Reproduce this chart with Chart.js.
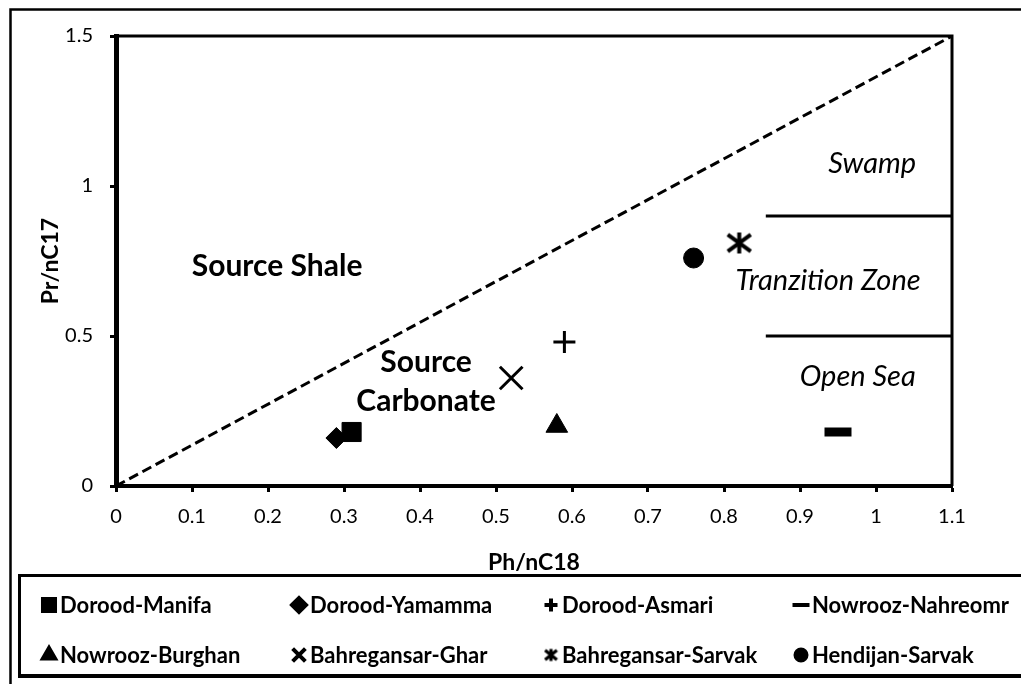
<!DOCTYPE html>
<html>
<head>
<meta charset="utf-8">
<script src="https://cdn.jsdelivr.net/npm/chart.js@4/dist/chart.umd.min.js"></script>
<style>
  body { margin: 0; background: #fff; }
  canvas { display: block; }
</style>
</head>
<body>
<canvas id="chart" width="1021" height="684"></canvas>
<script>
// samples
var seriesNames = ["Dorood-Manifa", "Dorood-Yamamma", "Dorood-Asmari", "Nowrooz-Nahreomr",
                   "Nowrooz-Burghan", "Bahregansar-Ghar", "Bahregansar-Sarvak", "Hendijan-Sarvak"];
var phValues = [0.31, 0.29, 0.59, 0.95, 0.58, 0.52, 0.82, 0.76];   // Ph/nC18
var prValues = [0.18, 0.16, 0.48, 0.18, 0.20, 0.36, 0.81, 0.76];   // Pr/nC17

// source divider and environment boundaries
var dividerX = [0, 1.1];
var dividerY = [0, 1.5];
var zoneLineX = [0.855, 1.1];
var swampLineY = 0.9;
var openSeaLineY = 0.5;

var xTickValues = [0, 0.1, 0.2, 0.3, 0.4, 0.5, 0.6, 0.7, 0.8, 0.9, 1, 1.1];
var xTickLabels = ["0", "0.1", "0.2", "0.3", "0.4", "0.5", "0.6", "0.7", "0.8", "0.9", "1", "1.1"];
var yTickValues = [0, 0.5, 1, 1.5];
var yTickLabels = ["0", "0.5", "1", "1.5"];

var FONT = "Lato";

// asterisk marker: an X with a vertical bar
function makeStar(w, hgt, lw) {
    var c = document.createElement("canvas");
    c.width = w; c.height = hgt;
    var g = c.getContext("2d");
    var cx = w / 2, cy = hgt / 2;
    var ax = cx - lw / 2, ay = cy - lw / 2;
    g.strokeStyle = "#000";
    g.lineWidth = lw;
    g.beginPath();
    g.moveTo(cx - ax, cy - ay * 0.8); g.lineTo(cx + ax, cy + ay * 0.8);
    g.moveTo(cx + ax, cy - ay * 0.8); g.lineTo(cx - ax, cy + ay * 0.8);
    g.moveTo(cx, cy - ay); g.lineTo(cx, cy + ay);
    g.stroke();
    return c;
}
var starBig = makeStar(27, 25, 4);
var starSmall = makeStar(15, 15, 3.2);

// marker styles: [pointStyle, radius, borderWidth, legendRadius, legendBorder]
var markers = [
    ["rect", 13.5, 1, 8.5, 1],
    ["rectRot", 10.5, 1, 7, 1],
    ["cross", 11, 3, 6.5, 2.5],
    ["line", 13.5, 9, 8.5, 5],
    ["triangle", 12.5, 1, 7, 1],
    ["crossRot", 16, 3, 9, 2.2],
    [starBig, 12, 1, 7, 1],
    ["circle", 10, 1, 5.5, 1]
];

var datasets = seriesNames.map(function (name, i) {
    return {
        label: name,
        data: [{x: phValues[i], y: prValues[i]}],
        pointStyle: markers[i][0],
        pointRadius: markers[i][1],
        pointBorderWidth: markers[i][2],
        backgroundColor: "#000",
        borderColor: "#000",
        showLine: false
    };
});

datasets.push({
    label: "divider",
    type: "line",
    data: [{x: dividerX[0], y: dividerY[0]}, {x: dividerX[1], y: dividerY[1]}],
    borderColor: "#000",
    borderWidth: 3,
    borderDash: [10, 5],
    pointRadius: 0
});
[swampLineY, openSeaLineY].forEach(function (yv) {
    datasets.push({
        label: "zone",
        type: "line",
        data: [{x: zoneLineX[0], y: yv}, {x: zoneLineX[1], y: yv}],
        borderColor: "#000",
        borderWidth: 3,
        pointRadius: 0
    });
});

// text labels placed in data units
var notes = [
    {text: "Source Shale", x: 0.212, y: 0.733, font: "bold 30px " + FONT},
    {text: "Source", x: 0.408, y: 0.413, font: "bold 30px " + FONT},
    {text: "Carbonate", x: 0.408, y: 0.283, font: "bold 30px " + FONT},
    {text: "Swamp", x: 0.995, y: 1.073, font: "italic 29px " + FONT},
    {text: "Tranzition Zone", x: 0.937, y: 0.683, font: "italic 29px " + FONT},
    {text: "Open Sea", x: 0.976, y: 0.363, font: "italic 29px " + FONT}
];

var framePlugin = {
    id: "frame",
    afterDatasetsDraw: function (chart) {
        var ctx = chart.ctx, a = chart.chartArea;
        var xs = chart.scales.x, ys = chart.scales.y;
        ctx.save();
        ctx.strokeStyle = "#000";
        // top and right of plot area
        ctx.lineWidth = 3;
        ctx.beginPath();
        ctx.moveTo(a.left, a.top); ctx.lineTo(a.right, a.top); ctx.lineTo(a.right, a.bottom);
        ctx.stroke();

        ctx.fillStyle = "#000";
        ctx.textAlign = "center";
        ctx.textBaseline = "middle";
        notes.forEach(function (n) {
            ctx.font = n.font;
            ctx.fillText(n.text, xs.getPixelForValue(n.x), ys.getPixelForValue(n.y));
        });
        ctx.restore();
    },
    afterDraw: function (chart) {
        var ctx = chart.ctx;
        ctx.save();
        ctx.strokeStyle = "#000";
        // outer chart frame
        ctx.lineWidth = 2.5;
        ctx.beginPath();
        ctx.moveTo(10.5, 690); ctx.lineTo(10.5, 9.5); ctx.lineTo(1030, 9.5);
        ctx.stroke();
        // legend box
        ctx.lineWidth = 3;
        ctx.beginPath();
        ctx.moveTo(1030, 575.5); ctx.lineTo(19.5, 575.5); ctx.lineTo(19.5, 676);
        ctx.stroke();
        ctx.lineWidth = 4;
        ctx.beginPath();
        ctx.moveTo(18, 676); ctx.lineTo(1030, 676);
        ctx.stroke();

        // legend entries in a 4 x 2 grid
        var cols = [49, 299, 551, 801];
        var rows = [605, 655];
        ctx.font = "bold 22px " + FONT;
        ctx.textAlign = "left";
        ctx.textBaseline = "middle";
        ctx.fillStyle = "#000";
        seriesNames.forEach(function (name, i) {
            var cx = cols[i % 4], cy = rows[Math.floor(i / 4)];
            var m = markers[i];
            var style = (m[0] === starBig) ? starSmall : m[0];
            Chart.helpers.drawPoint(ctx, {
                pointStyle: style, radius: m[3], borderWidth: m[4], rotation: 0
            }, cx, cy);
            ctx.fillStyle = "#000";
            ctx.fillText(name, cx + 11, cy + 1);
        });
        ctx.restore();
    }
};

var ctx = document.getElementById("chart").getContext("2d");
Chart.defaults.font.family = FONT;
Chart.defaults.color = "#000";

new Chart(ctx, {
    type: "scatter",
    data: {datasets: datasets},
    options: {
        responsive: false,
        animation: false,
        layout: {padding: {left: 0, top: 36, right: 69, bottom: 108}},
        plugins: {legend: {display: false}, tooltip: {enabled: false}},
        scales: {
            x: {
                type: "linear",
                min: 0, max: 1.1,
                afterBuildTicks: function (s) { s.ticks = xTickValues.map(function (v) { return {value: v}; }); },
                afterFit: function (s) { s.height = 90; },
                ticks: {
                    font: {size: 20}, padding: 13, color: "#000", maxRotation: 0,
                    callback: function (v, i) { return xTickLabels[i]; }
                },
                grid: {drawOnChartArea: false, tickLength: 6, tickWidth: 3, tickColor: "#000"},
                border: {color: "#000", width: 4},
                title: {display: true, text: "Ph/nC18", font: {size: 23, weight: "bold"}, color: "#000", padding: {top: 0, bottom: 0}}
            },
            y: {
                type: "linear",
                min: 0, max: 1.5,
                afterBuildTicks: function (s) { s.ticks = yTickValues.map(function (v) { return {value: v}; }); },
                afterFit: function (s) { s.width = 116; },
                ticks: {
                    font: {size: 20}, padding: 17, color: "#000",
                    callback: function (v, i) { return yTickLabels[i]; }
                },
                grid: {drawOnChartArea: false, tickLength: 6, tickWidth: 3, tickColor: "#000"},
                border: {color: "#000", width: 5},
                title: {display: true, text: "Pr/nC17", font: {size: 23, weight: "bold"}, color: "#000", padding: {top: 37, bottom: 0}}
            }
        }
    },
    plugins: [framePlugin]
});
</script>
</body>
</html>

+ + +

WORK TO BE COMPLETED => Write out exactly the lines between the start of the data and the line with "var prValues = [0.18, 0.16, 0.48, 0.18, 0.20, 0.36, 0.81, 0.76];", including both, but none of the pictures.

TASK RESPONSE =>
Reproduce this chart with Chart.js.
<!DOCTYPE html>
<html>
<head>
<meta charset="utf-8">
<script src="https://cdn.jsdelivr.net/npm/chart.js@4/dist/chart.umd.min.js"></script>
<style>
  body { margin: 0; background: #fff; }
  canvas { display: block; }
</style>
</head>
<body>
<canvas id="chart" width="1021" height="684"></canvas>
<script>
// samples
var seriesNames = ["Dorood-Manifa", "Dorood-Yamamma", "Dorood-Asmari", "Nowrooz-Nahreomr",
                   "Nowrooz-Burghan", "Bahregansar-Ghar", "Bahregansar-Sarvak", "Hendijan-Sarvak"];
var phValues = [0.31, 0.29, 0.59, 0.95, 0.58, 0.52, 0.82, 0.76];   // Ph/nC18
var prValues = [0.18, 0.16, 0.48, 0.18, 0.20, 0.36, 0.81, 0.76];   // Pr/nC17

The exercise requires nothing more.